[Task description]
Give back an exact copy of the lines from the start of the material through the line bearing "import plotly.graph_objects as go". Include both ends and nothing else.

[Dataset section]
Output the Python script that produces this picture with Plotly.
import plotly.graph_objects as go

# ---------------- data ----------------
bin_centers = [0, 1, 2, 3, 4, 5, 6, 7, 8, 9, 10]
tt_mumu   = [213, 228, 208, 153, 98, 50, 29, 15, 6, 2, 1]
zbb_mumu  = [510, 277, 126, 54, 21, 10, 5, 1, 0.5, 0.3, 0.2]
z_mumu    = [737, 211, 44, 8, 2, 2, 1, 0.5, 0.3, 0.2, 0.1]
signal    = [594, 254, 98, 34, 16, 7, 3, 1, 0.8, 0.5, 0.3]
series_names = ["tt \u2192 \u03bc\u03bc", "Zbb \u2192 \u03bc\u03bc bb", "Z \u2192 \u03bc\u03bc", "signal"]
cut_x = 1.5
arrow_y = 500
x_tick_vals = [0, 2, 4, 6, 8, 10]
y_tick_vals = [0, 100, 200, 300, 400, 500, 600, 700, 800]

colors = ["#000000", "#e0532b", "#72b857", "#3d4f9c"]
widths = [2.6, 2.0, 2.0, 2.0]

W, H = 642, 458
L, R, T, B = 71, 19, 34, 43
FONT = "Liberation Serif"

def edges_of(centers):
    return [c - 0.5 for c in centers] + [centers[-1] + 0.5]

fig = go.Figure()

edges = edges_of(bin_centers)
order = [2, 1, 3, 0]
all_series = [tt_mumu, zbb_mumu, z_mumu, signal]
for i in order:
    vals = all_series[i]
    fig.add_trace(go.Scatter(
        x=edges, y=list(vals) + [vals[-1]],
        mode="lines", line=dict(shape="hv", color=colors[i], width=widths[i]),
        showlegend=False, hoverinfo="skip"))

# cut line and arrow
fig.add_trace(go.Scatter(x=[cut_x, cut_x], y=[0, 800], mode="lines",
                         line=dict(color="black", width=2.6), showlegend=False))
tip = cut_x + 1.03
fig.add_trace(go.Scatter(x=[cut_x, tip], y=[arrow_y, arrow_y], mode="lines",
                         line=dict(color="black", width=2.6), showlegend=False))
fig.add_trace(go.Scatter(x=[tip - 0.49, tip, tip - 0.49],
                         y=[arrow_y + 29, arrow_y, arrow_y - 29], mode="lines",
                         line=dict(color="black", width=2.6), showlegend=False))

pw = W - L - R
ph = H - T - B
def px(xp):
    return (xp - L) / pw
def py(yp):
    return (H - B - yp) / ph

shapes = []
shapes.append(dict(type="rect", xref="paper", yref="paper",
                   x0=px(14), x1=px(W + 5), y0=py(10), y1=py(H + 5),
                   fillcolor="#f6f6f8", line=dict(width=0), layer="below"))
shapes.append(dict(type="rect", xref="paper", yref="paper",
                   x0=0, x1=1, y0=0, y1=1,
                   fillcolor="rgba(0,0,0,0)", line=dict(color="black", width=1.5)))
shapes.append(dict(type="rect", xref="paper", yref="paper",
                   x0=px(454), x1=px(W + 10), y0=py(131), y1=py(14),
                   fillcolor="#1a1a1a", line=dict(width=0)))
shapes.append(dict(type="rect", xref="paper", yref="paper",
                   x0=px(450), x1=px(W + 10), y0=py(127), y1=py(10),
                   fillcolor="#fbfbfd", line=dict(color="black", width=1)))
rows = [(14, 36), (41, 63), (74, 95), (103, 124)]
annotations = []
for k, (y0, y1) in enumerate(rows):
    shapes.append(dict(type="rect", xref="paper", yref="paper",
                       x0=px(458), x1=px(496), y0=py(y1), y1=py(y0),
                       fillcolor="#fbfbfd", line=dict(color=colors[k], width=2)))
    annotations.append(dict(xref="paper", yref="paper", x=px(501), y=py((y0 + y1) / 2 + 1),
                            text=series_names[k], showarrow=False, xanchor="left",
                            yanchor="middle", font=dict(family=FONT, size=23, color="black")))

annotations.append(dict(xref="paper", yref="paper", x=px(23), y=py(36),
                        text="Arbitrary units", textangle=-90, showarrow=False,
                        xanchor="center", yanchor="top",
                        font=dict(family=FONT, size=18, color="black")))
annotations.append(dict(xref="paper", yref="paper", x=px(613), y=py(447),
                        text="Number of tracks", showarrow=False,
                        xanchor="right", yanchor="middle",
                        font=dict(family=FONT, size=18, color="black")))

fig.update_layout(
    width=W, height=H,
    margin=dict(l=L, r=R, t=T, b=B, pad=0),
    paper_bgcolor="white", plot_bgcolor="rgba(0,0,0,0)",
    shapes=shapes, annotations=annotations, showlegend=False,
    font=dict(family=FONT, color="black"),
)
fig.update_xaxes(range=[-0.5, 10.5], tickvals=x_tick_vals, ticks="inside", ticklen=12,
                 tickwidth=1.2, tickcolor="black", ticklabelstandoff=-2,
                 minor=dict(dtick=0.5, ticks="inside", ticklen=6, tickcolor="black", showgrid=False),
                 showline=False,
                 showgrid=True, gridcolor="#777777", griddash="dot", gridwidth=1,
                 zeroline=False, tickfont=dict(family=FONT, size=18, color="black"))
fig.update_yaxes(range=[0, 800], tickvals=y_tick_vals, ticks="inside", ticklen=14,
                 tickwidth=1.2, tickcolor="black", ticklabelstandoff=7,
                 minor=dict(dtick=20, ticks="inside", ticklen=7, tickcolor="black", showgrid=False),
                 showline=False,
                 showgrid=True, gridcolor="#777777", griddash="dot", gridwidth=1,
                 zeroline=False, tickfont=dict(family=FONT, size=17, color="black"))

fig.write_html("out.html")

[Final result]
Output the Python script that produces this picture with Plotly.
import plotly.graph_objects as go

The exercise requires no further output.